OBSERVATIONS OF AN ENGINE GUY

 

On the morning of September 11th the world was changed forever. Many thousands of people lost their lives when those planes hit the World Trade Center and the Pentagon. A large number of those people were our brothers. We lost 343 FDNY brother firemen and with them we lost their experience and knowledge. We lost many great teachers whose love for the fire service was evident in how they taught us. One of the best was Andrew Fredericks. A fireman on Squad 18 he was the leader behind the resurgence of the smoothbore nozzle and it’s proper application in firefighting. Although I only met him a few times he gave me the knowledge and the foundation to some day be a worthy fireman. To honor him I present to you his observations. These bits of information were collected from his various articles written for Fire Engineering, Fire Nuggets and the like. I present them to you without any interpretation or added words. I think that these form a sound beginning to how to fight fire the correct way.

 

While it may be true that diversification is the key to survival, the fire service must never forget it’s primary mission, and at the core of that mission is the engine company.

 

Three elements are required in stretching a handline to an upper floor; preparation, training, and staffing.

 

Always “chase” the kinks once the line is charged.

 

One important reason solid streams are more effective than straight streams in interior fire attack concerns water droplets. When a solid stream is deflected off the ceiling and walls, it produces droplets of sufficient size and masses to reach the burning fuel without being carried away by thermal currents or vaporized prematurely by the heat of the fire.

 

Check every nozzle, every tour.

 

Good engine companies are aggressive but are also disciplined.

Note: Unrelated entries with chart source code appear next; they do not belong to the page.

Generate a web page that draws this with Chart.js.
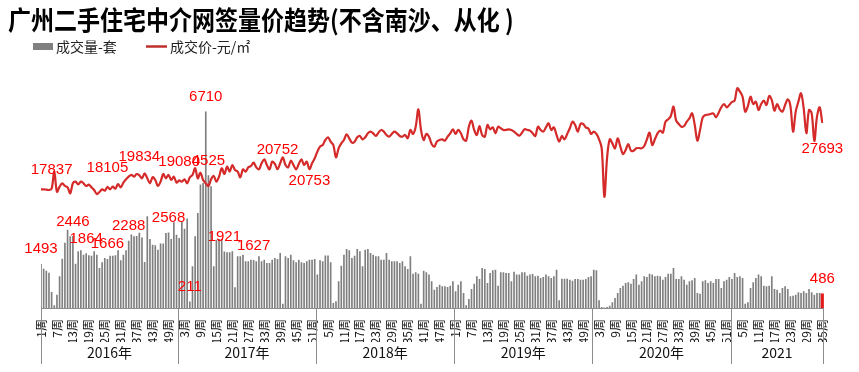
<!DOCTYPE html>
<html>
<head>
<meta charset="utf-8">
<script src="https://cdn.jsdelivr.net/npm/chart.js@4.4.1/dist/chart.umd.min.js"></script>
<style>
  html, body { margin: 0; padding: 0; background: #fff; }
  #wrap { width: 859px; height: 372px; }
</style>
</head>
<body>
<div id="wrap"><canvas id="chart" width="859" height="372"></canvas></div>
<script>
  // 年份与每年周数
  const years = ['2016年', '2017年', '2018年', '2019年', '2020年', '2021'];
  const weeksInYear = [52, 52, 52, 52, 52, 35];

  // 成交量-套（每周）
  const volume = [
    // 2016
    1493, 1334, 1265, 1197, 536, 80, 445, 1072, 1675, 2222,
    2667, 2440, 2446, 1504, 1926, 1960, 1813, 1864, 1790, 1778,
    1926, 1813, 1357, 1550, 1700, 1666, 1778, 1778, 1790, 1960,
    1620, 1813, 1960, 2288, 2500, 2440, 2450, 2560, 2400, 1560,
    3124, 2350, 2155, 2132, 1984, 2190, 2190, 2554, 2568, 2350,
    2918, 2497,
    // 2017
    2380, 2950, 2700, 3050, 211, 1414, 2440, 3238, 4207, 4264,
    6710, 4525, 4150, 1414, 2325, 2348, 2348, 1921, 1892, 1892,
    1927, 700, 1756, 1756, 1813, 1585, 1585, 1642, 1627, 1585,
    1756, 1585, 1642, 1528, 1528, 1642, 1700, 1665, 1870, 137,
    1756, 1700, 1813, 1620, 1550, 1642, 1550, 1528, 1585, 1642,
    1642, 1665,
    // 2018
    1130, 1620, 1585, 1780, 1780, 1550, 160, 217, 900, 1436,
    1813, 2006, 1960, 1700, 1778, 2006, 1927, 1414, 1984, 2006,
    1870, 1813, 1756, 1756, 1642, 1642, 1870, 1642, 1585, 1585,
    1585, 1528, 1585, 1414, 1322, 1756, 1163, 1208, 1163, 137,
    1265, 1208, 1130, 900, 616, 707, 787, 730, 730, 707,
    752, 900,
    // 2019
    559, 787, 900, 502, 80, 296, 638, 821, 1072, 980,
    1357, 1322, 844, 1186, 1277, 1300, 752, 1208, 1208, 1186,
    1186, 900, 1231, 1130, 1130, 1208, 1208, 1094, 1130, 1150,
    1072, 1094, 1015, 1049, 1130, 1072, 1015, 1072, 1300, 251,
    992, 992, 992, 958, 923, 980, 980, 958, 958, 980,
    1049, 1072,
    // 2020
    1300, 1277, 251, 23, 5, 23, 68, 182, 330, 502,
    673, 752, 844, 866, 821, 980, 1130, 787, 900, 1072,
    1049, 1163, 1130, 1072, 1094, 1072, 958, 1049, 1163, 1163,
    1357, 980, 980, 1072, 958, 787, 900, 935, 1015, 502,
    479, 900, 935, 844, 900, 844, 980, 980, 673, 900,
    958, 1049,
    // 2021
    980, 1186, 1049, 1072, 1015, 137, 182, 673, 866, 1015,
    1130, 1072, 752, 730, 752, 1072, 638, 616, 502, 673,
    730, 638, 388, 410, 445, 524, 502, 559, 502, 638,
    524, 445, 502, 502, 486
  ];

  // 成交价-元/㎡（每周）
  const price = [
    // 2016
    17750, 17750, 17700, 17650, 17837, 20390, 17400, 18150, 18650, 18250,
    18050, 17150, 18650, 18900, 18500, 18900, 18650, 18250, 18450, 18050,
    17650, 17050, 17350, 17750, 17550, 18105, 17750, 18150, 17850, 18550,
    18050, 18750, 19250, 19650, 19900, 19650, 20040, 19834, 19400, 20140,
    19400, 18650, 19550, 19150, 18250, 18900, 20040, 19400, 19900, 19150,
    19650, 18750,
    // 2017
    19080, 18900, 19250, 18650, 19550, 19900, 20900, 19400, 20240, 19150,
    18650, 18250, 19250, 19750, 18900, 19650, 20900, 20040, 21140, 20390,
    21390, 20640, 20390, 19550, 20740, 20390, 21040, 21240, 21740, 21040,
    20740, 21640, 22240, 21390, 20740, 21890, 21540, 20752, 21640, 22540,
    21390, 21040, 22040, 21390, 20740, 21540, 22240, 21390, 21890, 20753,
    21640, 22390,
    // 2018
    23390, 24130, 24380, 25130, 25530, 24880, 24380, 22540, 23880, 24630,
    25130, 25980, 25380, 24730, 24880, 25530, 25730, 25230, 25530, 26130,
    26380, 26130, 25730, 26230, 26630, 26380, 25880, 25630, 26030, 26380,
    26130, 25730, 25630, 25880, 25380, 26630, 26030, 27120, 29720, 26630,
    25130, 26030, 25630, 24530, 24130, 24930, 25130, 25230, 25030, 25630,
    26130, 26730,
    // 2019
    26030, 26630, 26130, 25230, 25030, 27120, 28020, 26630, 25880, 27220,
    25880, 25630, 27370, 26730, 27020, 26130, 27120, 26880, 26630, 26630,
    26730, 26630, 26380, 26030, 25780, 26230, 26730, 26630, 26530, 26130,
    25730, 27120, 26630, 26380, 27020, 27620, 26630, 27020, 25880, 24880,
    25730, 25230, 26030, 26880, 27870, 27370, 26380, 27520, 27520, 27020,
    26830, 26030,
    // 2020
    26380, 26030, 25230, 23880, 16650, 22390, 25230, 24630, 23880, 25380,
    24130, 23040, 23630, 24530, 23530, 23530, 23880, 23930, 23880, 24230,
    25230, 26230, 24380, 25230, 26130, 26530, 26230, 27870, 28220, 28720,
    30120, 28020, 27520, 27120, 27220, 27870, 28370, 29120, 27370, 25030,
    26630, 28520, 28870, 28920, 29020, 29120, 28520, 29220, 30020, 30510,
    30020, 30360,
    // 2021
    30810, 31010, 32860, 32360, 31610, 29370, 30210, 31610, 30510, 30860,
    29620, 30510, 31010, 30360, 31710, 31110, 29520, 30510, 29720, 29370,
    30360, 31210, 30210, 26380, 29370, 30860, 32110, 29870, 26130, 29620,
    29120, 24980, 28620, 30020, 27693
  ];

  // 标注了数值的点（序号）
  const volumeLabelAt = [0, 12, 17, 25, 33, 48, 56, 62, 63, 69, 80, 294];
  const priceLabelAt = [4, 25, 37, 52, 89, 101, 294];
  // 数值标在线下方的点：下移距离
  const priceLabelBelow = { 101: 12, 294: 26 };

  // 周标签：1周, 2周 ...
  const weekLabels = [];
  weeksInYear.forEach(n => {
      for (let w = 1; w <= n; w++) weekLabels.push(w + '周');
  });

  const lastIdx = volume.length - 1;
  // 最后一周单独用红色柱
  const volumeGray = volume.map((v, i) => i === lastIdx ? null : v);
  const volumeLast = volume.map((v, i) => i === lastIdx ? v : null);

  const decor = {
      id: 'decor',
      afterDatasetsDraw(chart) {
          const ctx = chart.ctx;
          const xs = chart.scales.x;
          const yv = chart.scales.yVol;
          const lineMeta = chart.getDatasetMeta(2);
          ctx.save();
          ctx.font = '15px "Liberation Sans", Arial, sans-serif';
          ctx.fillStyle = '#ff0000';
          ctx.textAlign = 'center';
          ctx.textBaseline = 'middle';
          volumeLabelAt.forEach(i => {
              ctx.fillText(String(volume[i]), xs.getPixelForValue(i), yv.getPixelForValue(volume[i]) - 15);
          });
          priceLabelAt.forEach(i => {
              const el = lineMeta.data[i];
              const dy = priceLabelBelow[i] !== undefined ? priceLabelBelow[i] : -19;
              ctx.fillText(String(price[i]), el.x, el.y + dy);
          });
          ctx.restore();
      },
      afterDraw(chart) {
          const ctx = chart.ctx;
          const xs = chart.scales.x;
          const bottom = chart.chartArea.bottom;
          ctx.save();

          // 标题
          ctx.fillStyle = '#000';
          ctx.font = 'bold 23px "Noto Sans CJK SC", sans-serif';
          ctx.textBaseline = 'alphabetic';
          ctx.translate(8, 30);
          ctx.scale(1, 1.15);
          ctx.fillText('广州二手住宅中介网签量价趋势(不含南沙、从化 )', 0, 0);
          ctx.setTransform(1, 0, 0, 1, 0, 0);

          // 图例
          ctx.fillStyle = '#808080';
          ctx.fillRect(33, 43, 20, 7);
          ctx.strokeStyle = '#c0302b';
          ctx.lineWidth = 2.5;
          ctx.beginPath();
          ctx.moveTo(146, 46.5);
          ctx.lineTo(167, 46.5);
          ctx.stroke();
          ctx.fillStyle = '#222';
          ctx.font = '14px "Noto Sans CJK SC", sans-serif';
          ctx.textBaseline = 'middle';
          ctx.fillText('成交量-套', 56, 46.5);
          ctx.fillText('成交价-元/㎡', 170, 46.5);

          // 年份分隔线与年份
          ctx.strokeStyle = '#8c8c8c';
          ctx.lineWidth = 1;
          ctx.font = '14px "Noto Sans CJK SC", sans-serif';
          ctx.textAlign = 'center';
          ctx.fillStyle = '#111';
          let start = 0;
          const edges = [xs.getPixelForValue(0)];
          weeksInYear.forEach((n, k) => {
              const end = start + n - 1;
              const right = end === lastIdx ? xs.getPixelForValue(lastIdx) + 1
                  : (xs.getPixelForValue(end) + xs.getPixelForValue(end + 1)) / 2;
              edges.push(right);
              ctx.fillText(years[k], (edges[k] + right) / 2, 353);
              start = end + 1;
          });
          edges.forEach(x => {
              const px = Math.round(x) + 0.5;
              ctx.beginPath();
              ctx.moveTo(px, bottom);
              ctx.lineTo(px, 364);
              ctx.stroke();
          });
          ctx.restore();
      }
  };

  const ctx = document.getElementById('chart').getContext('2d');
  new Chart(ctx, {
      type: 'bar',
      data: {
          labels: weekLabels,
          datasets: [
              {
                  type: 'bar',
                  label: '成交量-套',
                  data: volumeGray,
                  yAxisID: 'yVol',
                  backgroundColor: '#7f7f7f',
                  barThickness: 1,
                  grouped: false,
                  order: 3
              },
              {
                  type: 'bar',
                  label: '成交量-套(本周)',
                  data: volumeLast,
                  yAxisID: 'yVol',
                  backgroundColor: '#e31a1a',
                  barThickness: 2.5,
                  grouped: false,
                  clip: false,
                  order: 2
              },
              {
                  type: 'line',
                  label: '成交价-元/㎡',
                  data: price,
                  yAxisID: 'yPrice',
                  borderColor: '#d42a2a',
                  borderWidth: 2.2,
                  pointRadius: 0,
                  tension: 0.35,
                  order: 1
              }
          ]
      },
      options: {
          responsive: false,
          animation: false,
          devicePixelRatio: 1,
          layout: { padding: { left: 41, right: 36.7, top: 74, bottom: 30 } },
          plugins: {
              legend: { display: false },
              tooltip: { enabled: false }
          },
          scales: {
              x: {
                  type: 'category',
                  offset: false,
                  grid: { display: false },
                  border: { display: true, color: '#8c8c8c' },
                  ticks: {
                      autoSkip: false,
                      minRotation: 90,
                      maxRotation: 90,
                      padding: 3,
                      color: '#111',
                      font: { size: 12, family: '"Noto Sans CJK SC", sans-serif' },
                      callback: function (value, index) {
                          return index % 6 === 0 ? this.getLabelForValue(value) : null;
                      }
                  },
                  afterFit: (scale) => { scale.height = 34; }
              },
              yVol: { position: 'left', display: false, min: 0, max: 8000 },
              yPrice: { position: 'right', display: false, min: 0, max: 35000 }
          }
      },
      plugins: [decor]
  });
</script>
</body>
</html>
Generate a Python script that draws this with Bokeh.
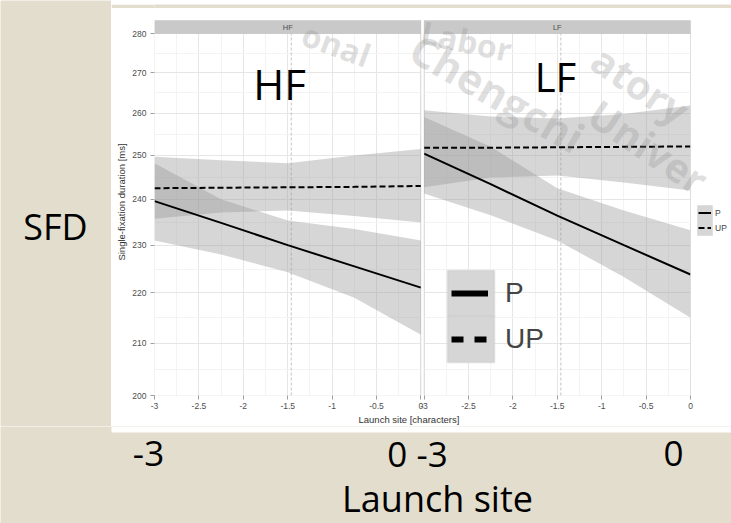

Disciplined engine companies “take time to make time.” They take an extra thirty seconds to properly position the rig and estimate the handline stretch. They chock doors. They chase kinks. They see the big picture.

 

Using fog inside the fire building doesn’t protect you, it burns you.

 

Communicate what you do and what you see.

 

Firefighting objectives, in priority order, are to save lives, control the fire and conserve property.  The initial attack handline is stretched first and foremost to save lives.

 

While attacking a fire from the unburned side may seem ideal from a property conservation standpoint, it may not facilitate achieving the first two, more critical objectives.

 

The most important reason for attacking a fire through the front door is that the front door usually leads directly to the interior stairs, and protection of the stairway is vital to the life safety of occupants trapped above the first floor and any firefighters searching for them.

 

In my experience, “down and dirty” saves the most lives.

 

Stick to the basics, especially during tough fires, and you will have more successes than failures.

 

The work was physical and frustrating, and I remembered thinking how bad the smoke was, and I wished I could quit digging. I pushed the notion of quitting into my subconscious and kept working.

 

Once the door is open, anticipate a dramatic change in fire conditions.

 

Preparation, or the lack of it, plays a significant role.

 

After arriving at a fire and dismounting the apparatus, close the cab door.

 

I can’t say it enough, chock all doors.

 

Fifty years after Layman’s “Little Drops of Water” its time to admit that fog streams are not the answer.

 

Since the safety of both occupants and firefighters at structure fires is directly linked to the speed with which the fire is controlled, the initial attack handline must apply water on the seat of the fire as quickly as possible. Advancing a handline through the front door is the surest means of achieving rapid fire control and ensuring life safety.

 

Sweep the floor with the stream as you advance the handline.

 

If using pre-connected lines, double check to ensure you have removed all the hose.

 

Don’t crowd the nozzle team. Disciplined engine companies know that crowding the nozzle team is not just dangerous; it usually means that other important jobs, such as removing kinks, aren’t getting done.

 

Until the first handline is in place, attempts to get other lines in service may be counter productive.

 

Those are just a few of the important pieces of information that I constantly rely on in trying to be a good engine fireman. Andrew Fredericks is to thank for that, and much, much more, information that has helped get the fire service back to doing the job correctly. Andy, you will be sorely missed. Your insight and instruction has helped guide the fire service back to where it needs to be.  Thank you.